Your biggest competitor isn’t who you think it is
Rory Sutherland often reminds us that people don’t behave logically. One of my favourite quotes of his is: The human mind does not run on logic any more than a horse runs on petrol.
If logic drove decisions, most buying choices would be obvious and the best option on paper would win. However, in B2B buying, one of the most common outcomes isn’t yes or no, its that the prospect does nothing. Contrary to popular opinoin that is not indecision as according to behavioural economics, it’s a perfectly rational emotional response.
Doing nothing; Minimises regret, avoids blame, preserves status, prevents extra work and requires no explanation – why wouldn’t that be the default decision? Until the pain of staying the same becomes greater than the hassle of changing, doing nothing will continue to win.
So, if decisions are made emotionally and justified logically, then beating our biggest competitor requires more than logic alone.
The psychology behind doing nothing
There is extensive academic research on status quo bias which is the official term for the tendency for individuals and organisations to favour existing conditions over change.

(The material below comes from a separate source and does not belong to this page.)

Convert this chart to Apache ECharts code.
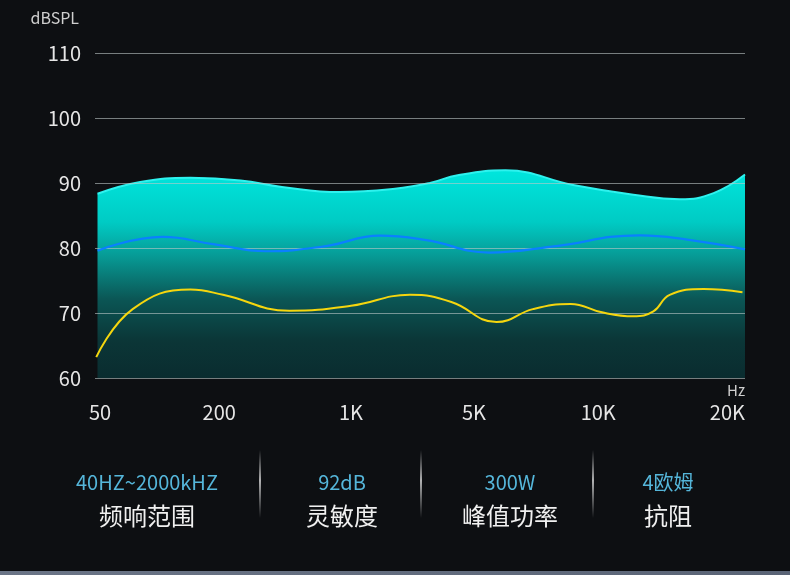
<!DOCTYPE html>
<html><head><meta charset="utf-8">
<script src="https://cdn.jsdelivr.net/npm/echarts@6/dist/echarts.min.js"></script>
<style>html,body{margin:0;padding:0;background:#0d0f12;}#c{width:790px;height:575px;}</style>
</head><body><div id="c"></div>
<script>
// Tick labels (x positions in label-index units)
const xTickPos = [0, 0.95, 2, 2.98, 3.97, 5];
const xTickLabels = ['50', '200', '1K', '5K', '10K', '20K'];
// Area (max SPL) curve: positions (label-index units) and values (dB SPL)
const areaX = [-0.02, 0.32, 0.72, 1.12, 1.45, 1.91, 2.35, 2.63, 2.85, 3.23, 3.77, 4.25, 4.62, 4.89, 5.14];
const areaY = [88.35, 90.15, 90.8, 90.4, 89.4, 88.6, 89.1, 90.0, 91.2, 91.95, 89.7, 88.2, 87.5, 88.45, 91.3];
// Blue curve
const blueX = [-0.02, 0.5, 0.9, 1.32, 1.8, 2.23, 2.6, 3.1, 3.6, 4.3, 4.68, 5.14];
const blueY = [79.6, 81.7, 80.6, 79.5, 80.3, 81.9, 81.2, 79.3, 80.2, 81.95, 81.3, 79.8];
// Yellow curve
const yellowX = [-0.03, 0.26, 0.72, 0.98, 1.51, 2.0, 2.47, 2.8, 3.16, 3.45, 3.75, 4.0, 4.25, 4.41, 4.54, 4.81, 5.12];
const yellowY = [63.2, 70.6, 73.6, 72.8, 70.35, 71.1, 72.8, 71.7, 68.6, 70.6, 71.4, 70.1, 69.5, 70.25, 72.8, 73.7, 73.2];
// Spec block texts
const specValues = ['40HZ~2000kHZ', '92dB', '300W', '4欧姆'];
const specNames = ['频响范围', '灵敏度', '峰值功率', '抗阻'];

const FONT = "'Noto Sans CJK SC', 'Noto Sans', sans-serif";
const pairs = (xs, ys) => xs.map((x, i) => [x, ys[i]]);

const chart = echarts.init(document.getElementById('c'));

const specX = [147, 342, 510, 668];
const sepX = [260, 421, 593];
const g2 = [];
specValues.forEach((t, i) => {
  g2.push({type: 'text', x: specX[i], y: 482, style: {text: t, fill: '#55b6da', font: '20px ' + FONT, align: 'center', verticalAlign: 'middle'}});
  g2.push({type: 'text', x: specX[i], y: 516, style: {text: specNames[i], fill: '#f0f0f0', font: '24px ' + FONT, align: 'center', verticalAlign: 'middle'}});
});
sepX.forEach(x => {
  g2.push({type: 'rect', shape: {x: x - 0.75, y: 450, width: 1.5, height: 68},
    style: {fill: new echarts.graphic.LinearGradient(0, 0, 0, 1, [
      {offset: 0, color: 'rgba(255,255,255,0)'},
      {offset: 0.45, color: 'rgba(255,255,255,0.9)'},
      {offset: 1, color: 'rgba(255,255,255,0)'}])}});
});
g2.push({type: 'rect', shape: {x: 0, y: 571, width: 790, height: 4},
  style: {fill: new echarts.graphic.LinearGradient(0, 0, 1, 0, [
    {offset: 0, color: '#6b7587'}, {offset: 1, color: '#5a6476'}])}});
g2.push({type: 'text', x: 745, y: 390, style: {text: 'Hz', fill: '#cfcfcf', font: '15px ' + FONT, align: 'right', verticalAlign: 'middle'}});
g2.push({type: 'text', x: 79, y: 18, style: {text: 'dBSPL', fill: '#cfcfcf', font: '16px ' + FONT, align: 'right', verticalAlign: 'middle'}});

chart.setOption({
  backgroundColor: '#0d0f12',
  animation: false,
  textStyle: {fontFamily: FONT},
  grid: {left: 95, right: 45, top: 53, bottom: 197},
  xAxis: {
    type: 'value', min: -0.04, max: 5.14, z: 3,
    axisLine: {show: false}, axisTick: {show: false}, splitLine: {show: false},
    axisLabel: {
      customValues: xTickPos, color: '#e6e6e6', fontSize: 20, margin: 24, fontFamily: FONT,
      formatter: v => { const i = xTickPos.findIndex(p => Math.abs(p - v) < 1e-6); return i >= 0 ? xTickLabels[i] : ''; }
    }
  },
  yAxis: {
    type: 'value', min: 60, max: 110, interval: 10, z: 3,
    axisLine: {show: false}, axisTick: {show: false},
    axisLabel: {color: '#e6e6e6', fontSize: 20, margin: 14, fontFamily: FONT},
    splitLine: {lineStyle: {color: 'rgba(190,200,200,0.6)', width: 1}}
  },
  series: [
    {
      type: 'line', data: pairs(areaX, areaY), smooth: 0.45, symbol: 'none', z: 1,
      lineStyle: {color: '#2ef2ee', width: 2},
      areaStyle: {origin: 'start', opacity: 1, color: new echarts.graphic.LinearGradient(0, 0, 0, 1, [
        {offset: 0, color: '#00e6dd'},
        {offset: 0.25, color: '#00cbc4'},
        {offset: 0.42, color: '#079893'},
        {offset: 0.62, color: '#0b5655'},
        {offset: 0.82, color: '#0b3637'},
        {offset: 1, color: '#0a2c2f'}])}
    },
    {type: 'line', data: pairs(blueX, blueY), smooth: 0.45, symbol: 'none', z: 4, lineStyle: {color: '#0a80ff', width: 2.2}},
    {type: 'line', data: pairs(yellowX, yellowY), smooth: 0.45, symbol: 'none', z: 4, lineStyle: {color: '#f5d60e', width: 2}}
  ],
  graphic: g2
});
</script></body></html>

Foundational research work by Samuelson & Zeckhauser (1988) showed that decision-makers systematically prefer the status quo because the potential losses from change loom larger than equivalent gains. Subsequent research reinforces this:
- People over-weight uncertainty
- Loss aversion dominates opportunity
- Familiarity feels safer than improvement
This explains why even objectively better options are often rejected in favour of inaction.
Business risk vs Personal risk
Most organisations are good at addressing business risk. They can churn out information on costs, ROI, payback and disruption. What they are far less diligent about is personal risk. On a personal level, your buyer is asking: Will this make me look foolish if it fails? Will this expose something I can’t control? Will this create work or tension I don’t have capacity for?
This is where decisions choke. If the personal risk feels high, doing nothing becomes the safest option, because reputational risk outweighs commercial logic.
Don’t deal in logic first
Logic helps buyers justify a decision after emotional risk has been reduced.
It rarely creates the decision on its own. This is where many sales and marketing efforts fall down. They push more and more justification. All useful but none answer the buyer’s first question: Is this solution and the people behind it a safe option for me to put forward?
Until that question is resolved, the business case won’t move anything.
What really matters to your prospect
To overcome the comfort of doing nothing, five things matter:
- Timing matters
- Buying windows must be identified, understood, and maximised
- Messaging and marketing must actively reduce perceived risk
- The decision must feel socially safe for those advocating internally
- The solution must feel worth the effort, not just the money
When these conditions aren’t met, they wlll take the default option – doing nothing.
What your prospect needs from you
Value is created when buyers feel safe enough to move. The sellers who win are the ones who make progress feel the obvious next step and easier than doing nothing. When both business risk and personal risk feel manageable, inaction stops being the comfortable choice.
Status Quo bias validate outbound lead generation
The research is clear: status quo bias is countered through Interaction, reassurance, social proof and reduced perceived effort not through louder messaging or more data alone.
This is why outbound, human-led conversation remains a vital part of any serious B2B sales mix as it allows you to:
- Identify real buying windows rather than assumed ones
- Normalise problems by showing others like you are dealing with this too
- Reduce perceived risk through familiarity and dialogue
- Surface personal concerns that never appear in forms or funnels
- Build trust which is another word for safety
The Your Lead Generation view
At YLG, we believe:
- Doing nothing is the strongest competitor in B2B sales
- Buyers move when emotional risk is reduced, not when logic is increased
- Talking to the market is how risk is surfaced, understood, and lowered
- Lead generation isn’t persuasion — it’s risk reduction through human connection
So before you bemoan competitors with louder voices, shinier websites, endless content, or lower prices, remember this: People don’t fail to act because they lack information. They fail to act because action exposes them to risk; social, personal, and reputational.
In B2B sales, your biggest competitor is rarely another supplier. It’s the cosy comfort of doing nothing.